Entries provided:
-=-=-=-=-

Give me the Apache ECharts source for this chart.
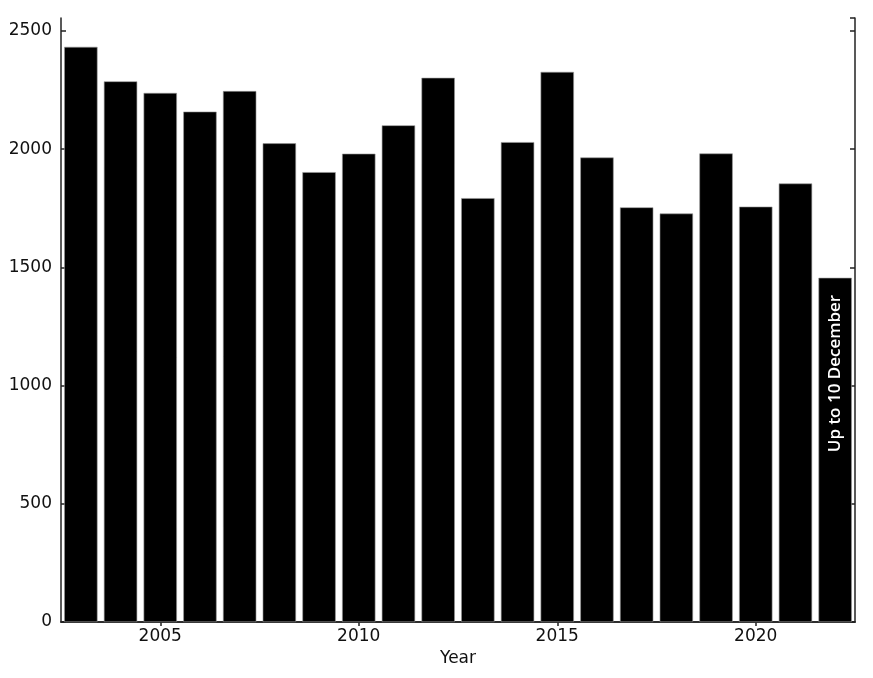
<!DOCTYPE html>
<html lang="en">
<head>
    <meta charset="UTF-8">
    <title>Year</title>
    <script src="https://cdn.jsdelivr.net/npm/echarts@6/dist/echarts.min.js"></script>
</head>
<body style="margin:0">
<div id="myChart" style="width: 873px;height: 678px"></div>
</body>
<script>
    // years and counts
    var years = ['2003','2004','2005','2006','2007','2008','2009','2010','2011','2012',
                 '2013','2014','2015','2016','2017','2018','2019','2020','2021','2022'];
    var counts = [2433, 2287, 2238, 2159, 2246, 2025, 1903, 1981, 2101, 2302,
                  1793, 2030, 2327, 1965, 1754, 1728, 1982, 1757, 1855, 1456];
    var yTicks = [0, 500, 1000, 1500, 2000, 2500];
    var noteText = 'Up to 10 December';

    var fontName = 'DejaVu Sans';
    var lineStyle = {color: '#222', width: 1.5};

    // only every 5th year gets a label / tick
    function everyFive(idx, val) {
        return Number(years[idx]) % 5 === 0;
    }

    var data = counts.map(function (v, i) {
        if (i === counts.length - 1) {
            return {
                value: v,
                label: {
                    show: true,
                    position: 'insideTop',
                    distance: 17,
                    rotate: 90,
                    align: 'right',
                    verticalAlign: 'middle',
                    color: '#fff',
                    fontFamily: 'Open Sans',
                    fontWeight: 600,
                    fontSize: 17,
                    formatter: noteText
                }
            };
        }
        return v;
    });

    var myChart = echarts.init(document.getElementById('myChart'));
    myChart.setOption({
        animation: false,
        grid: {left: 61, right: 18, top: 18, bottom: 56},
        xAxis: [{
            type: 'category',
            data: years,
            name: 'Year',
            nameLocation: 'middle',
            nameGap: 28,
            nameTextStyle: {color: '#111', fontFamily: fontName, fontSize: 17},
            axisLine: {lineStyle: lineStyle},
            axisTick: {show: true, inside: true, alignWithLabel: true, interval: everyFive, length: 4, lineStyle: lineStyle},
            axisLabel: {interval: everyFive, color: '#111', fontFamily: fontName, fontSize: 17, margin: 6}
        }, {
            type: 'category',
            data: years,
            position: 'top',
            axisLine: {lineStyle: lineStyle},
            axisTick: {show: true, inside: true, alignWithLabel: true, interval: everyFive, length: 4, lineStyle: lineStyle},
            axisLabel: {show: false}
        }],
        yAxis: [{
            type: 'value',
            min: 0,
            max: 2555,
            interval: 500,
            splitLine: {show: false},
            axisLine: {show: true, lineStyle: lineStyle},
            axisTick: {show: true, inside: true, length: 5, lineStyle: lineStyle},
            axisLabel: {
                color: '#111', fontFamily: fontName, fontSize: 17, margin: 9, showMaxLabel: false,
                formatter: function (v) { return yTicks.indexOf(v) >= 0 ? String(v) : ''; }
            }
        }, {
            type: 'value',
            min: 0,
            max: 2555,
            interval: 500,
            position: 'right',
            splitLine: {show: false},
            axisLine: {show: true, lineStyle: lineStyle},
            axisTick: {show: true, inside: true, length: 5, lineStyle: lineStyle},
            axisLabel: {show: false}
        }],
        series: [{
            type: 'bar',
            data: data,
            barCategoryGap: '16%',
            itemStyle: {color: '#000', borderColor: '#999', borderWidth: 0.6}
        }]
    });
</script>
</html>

-=-=-=-=-

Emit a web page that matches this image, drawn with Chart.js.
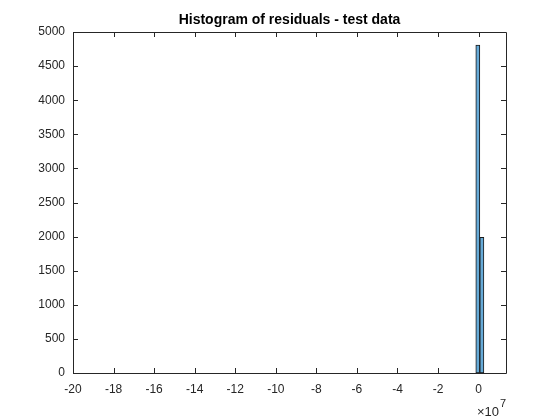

-=-=-=-=-

Task goal: Copy each line of the preceding data that contains the string "this".

Solved exercise:
Give me the Apache ECharts source for this chart.
Emit a web page that matches this image, drawn with Chart.js.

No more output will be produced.